AIM |
All of the data below should be written out exactly.

--------------------------------

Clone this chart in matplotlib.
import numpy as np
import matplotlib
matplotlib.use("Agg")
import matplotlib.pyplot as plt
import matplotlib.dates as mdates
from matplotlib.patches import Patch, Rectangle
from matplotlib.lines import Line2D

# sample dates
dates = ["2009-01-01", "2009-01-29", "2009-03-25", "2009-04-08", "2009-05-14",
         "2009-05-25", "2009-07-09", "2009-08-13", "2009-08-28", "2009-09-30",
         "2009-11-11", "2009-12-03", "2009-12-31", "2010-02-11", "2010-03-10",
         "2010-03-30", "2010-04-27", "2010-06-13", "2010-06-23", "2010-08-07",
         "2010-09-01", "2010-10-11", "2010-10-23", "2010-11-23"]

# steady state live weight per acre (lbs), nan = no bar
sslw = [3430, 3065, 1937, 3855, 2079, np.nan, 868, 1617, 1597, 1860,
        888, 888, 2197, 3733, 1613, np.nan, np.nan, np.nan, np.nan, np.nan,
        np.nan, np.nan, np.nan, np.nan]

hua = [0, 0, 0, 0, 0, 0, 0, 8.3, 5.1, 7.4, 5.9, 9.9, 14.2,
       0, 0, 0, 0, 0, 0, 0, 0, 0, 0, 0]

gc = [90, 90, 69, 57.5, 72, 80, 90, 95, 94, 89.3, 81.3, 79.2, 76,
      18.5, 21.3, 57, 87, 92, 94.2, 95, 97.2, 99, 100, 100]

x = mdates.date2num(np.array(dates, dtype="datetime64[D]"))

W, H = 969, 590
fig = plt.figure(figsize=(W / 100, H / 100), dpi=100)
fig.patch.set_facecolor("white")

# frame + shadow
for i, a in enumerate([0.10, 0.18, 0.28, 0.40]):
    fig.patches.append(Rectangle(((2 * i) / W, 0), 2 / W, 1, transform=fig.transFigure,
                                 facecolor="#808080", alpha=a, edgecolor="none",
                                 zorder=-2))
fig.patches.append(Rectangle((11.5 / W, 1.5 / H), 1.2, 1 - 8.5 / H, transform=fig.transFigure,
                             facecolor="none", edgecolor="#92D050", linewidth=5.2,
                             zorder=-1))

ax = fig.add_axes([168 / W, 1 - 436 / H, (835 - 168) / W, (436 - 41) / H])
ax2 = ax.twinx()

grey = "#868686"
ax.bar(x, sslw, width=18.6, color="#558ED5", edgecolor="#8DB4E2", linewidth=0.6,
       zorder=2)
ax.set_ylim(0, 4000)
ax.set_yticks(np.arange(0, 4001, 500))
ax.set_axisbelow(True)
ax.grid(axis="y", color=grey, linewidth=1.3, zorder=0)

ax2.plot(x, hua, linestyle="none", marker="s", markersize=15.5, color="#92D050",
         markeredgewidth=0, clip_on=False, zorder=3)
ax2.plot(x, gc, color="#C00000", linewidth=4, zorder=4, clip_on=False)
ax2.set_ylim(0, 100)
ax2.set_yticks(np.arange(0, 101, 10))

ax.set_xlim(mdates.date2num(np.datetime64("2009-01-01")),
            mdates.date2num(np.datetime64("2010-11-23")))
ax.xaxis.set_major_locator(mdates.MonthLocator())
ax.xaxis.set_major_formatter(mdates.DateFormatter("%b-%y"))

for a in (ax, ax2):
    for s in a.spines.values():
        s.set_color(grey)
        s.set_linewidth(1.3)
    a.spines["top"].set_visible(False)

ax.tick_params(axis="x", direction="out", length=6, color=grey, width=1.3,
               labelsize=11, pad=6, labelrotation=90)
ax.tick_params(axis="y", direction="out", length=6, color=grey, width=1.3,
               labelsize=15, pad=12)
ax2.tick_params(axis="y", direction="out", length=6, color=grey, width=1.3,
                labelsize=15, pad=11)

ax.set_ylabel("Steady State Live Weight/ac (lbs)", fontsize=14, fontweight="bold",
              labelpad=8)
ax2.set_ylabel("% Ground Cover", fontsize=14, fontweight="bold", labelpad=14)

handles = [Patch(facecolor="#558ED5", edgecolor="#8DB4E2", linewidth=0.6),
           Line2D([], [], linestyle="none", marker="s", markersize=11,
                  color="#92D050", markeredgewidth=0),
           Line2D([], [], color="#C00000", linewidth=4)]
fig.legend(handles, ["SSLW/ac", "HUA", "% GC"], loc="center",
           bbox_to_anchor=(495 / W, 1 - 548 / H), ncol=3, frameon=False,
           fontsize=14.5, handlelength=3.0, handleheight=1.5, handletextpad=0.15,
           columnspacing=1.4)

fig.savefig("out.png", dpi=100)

--------------------------------

TASK OUTPUT |
Clone this chart in matplotlib.
import numpy as np
import matplotlib
matplotlib.use("Agg")
import matplotlib.pyplot as plt
import matplotlib.dates as mdates
from matplotlib.patches import Patch, Rectangle
from matplotlib.lines import Line2D

# sample dates
dates = ["2009-01-01", "2009-01-29", "2009-03-25", "2009-04-08", "2009-05-14",
         "2009-05-25", "2009-07-09", "2009-08-13", "2009-08-28", "2009-09-30",
         "2009-11-11", "2009-12-03", "2009-12-31", "2010-02-11", "2010-03-10",
         "2010-03-30", "2010-04-27", "2010-06-13", "2010-06-23", "2010-08-07",
         "2010-09-01", "2010-10-11", "2010-10-23", "2010-11-23"]

# steady state live weight per acre (lbs), nan = no bar
sslw = [3430, 3065, 1937, 3855, 2079, np.nan, 868, 1617, 1597, 1860,
        888, 888, 2197, 3733, 1613, np.nan, np.nan, np.nan, np.nan, np.nan,
        np.nan, np.nan, np.nan, np.nan]

hua = [0, 0, 0, 0, 0, 0, 0, 8.3, 5.1, 7.4, 5.9, 9.9, 14.2,
       0, 0, 0, 0, 0, 0, 0, 0, 0, 0, 0]

gc = [90, 90, 69, 57.5, 72, 80, 90, 95, 94, 89.3, 81.3, 79.2, 76,
      18.5, 21.3, 57, 87, 92, 94.2, 95, 97.2, 99, 100, 100]

x = mdates.date2num(np.array(dates, dtype="datetime64[D]"))

W, H = 969, 590
fig = plt.figure(figsize=(W / 100, H / 100), dpi=100)
fig.patch.set_facecolor("white")

# frame + shadow
for i, a in enumerate([0.10, 0.18, 0.28, 0.40]):
    fig.patches.append(Rectangle(((2 * i) / W, 0), 2 / W, 1, transform=fig.transFigure,
                                 facecolor="#808080", alpha=a, edgecolor="none",
                                 zorder=-2))
fig.patches.append(Rectangle((11.5 / W, 1.5 / H), 1.2, 1 - 8.5 / H, transform=fig.transFigure,
                             facecolor="none", edgecolor="#92D050", linewidth=5.2,
                             zorder=-1))

ax = fig.add_axes([168 / W, 1 - 436 / H, (835 - 168) / W, (436 - 41) / H])
ax2 = ax.twinx()

grey = "#868686"
ax.bar(x, sslw, width=18.6, color="#558ED5", edgecolor="#8DB4E2", linewidth=0.6,
       zorder=2)
ax.set_ylim(0, 4000)
ax.set_yticks(np.arange(0, 4001, 500))
ax.set_axisbelow(True)
ax.grid(axis="y", color=grey, linewidth=1.3, zorder=0)

ax2.plot(x, hua, linestyle="none", marker="s", markersize=15.5, color="#92D050",
         markeredgewidth=0, clip_on=False, zorder=3)
ax2.plot(x, gc, color="#C00000", linewidth=4, zorder=4, clip_on=False)
ax2.set_ylim(0, 100)
ax2.set_yticks(np.arange(0, 101, 10))

ax.set_xlim(mdates.date2num(np.datetime64("2009-01-01")),
            mdates.date2num(np.datetime64("2010-11-23")))
ax.xaxis.set_major_locator(mdates.MonthLocator())
ax.xaxis.set_major_formatter(mdates.DateFormatter("%b-%y"))

for a in (ax, ax2):
    for s in a.spines.values():
        s.set_color(grey)
        s.set_linewidth(1.3)
    a.spines["top"].set_visible(False)

ax.tick_params(axis="x", direction="out", length=6, color=grey, width=1.3,
               labelsize=11, pad=6, labelrotation=90)
ax.tick_params(axis="y", direction="out", length=6, color=grey, width=1.3,
               labelsize=15, pad=12)
ax2.tick_params(axis="y", direction="out", length=6, color=grey, width=1.3,
                labelsize=15, pad=11)

ax.set_ylabel("Steady State Live Weight/ac (lbs)", fontsize=14, fontweight="bold",
              labelpad=8)
ax2.set_ylabel("% Ground Cover", fontsize=14, fontweight="bold", labelpad=14)

handles = [Patch(facecolor="#558ED5", edgecolor="#8DB4E2", linewidth=0.6),
           Line2D([], [], linestyle="none", marker="s", markersize=11,
                  color="#92D050", markeredgewidth=0),
           Line2D([], [], color="#C00000", linewidth=4)]
fig.legend(handles, ["SSLW/ac", "HUA", "% GC"], loc="center",
           bbox_to_anchor=(495 / W, 1 - 548 / H), ncol=3, frameon=False,
           fontsize=14.5, handlelength=3.0, handleheight=1.5, handletextpad=0.15,
           columnspacing=1.4)

fig.savefig("out.png", dpi=100)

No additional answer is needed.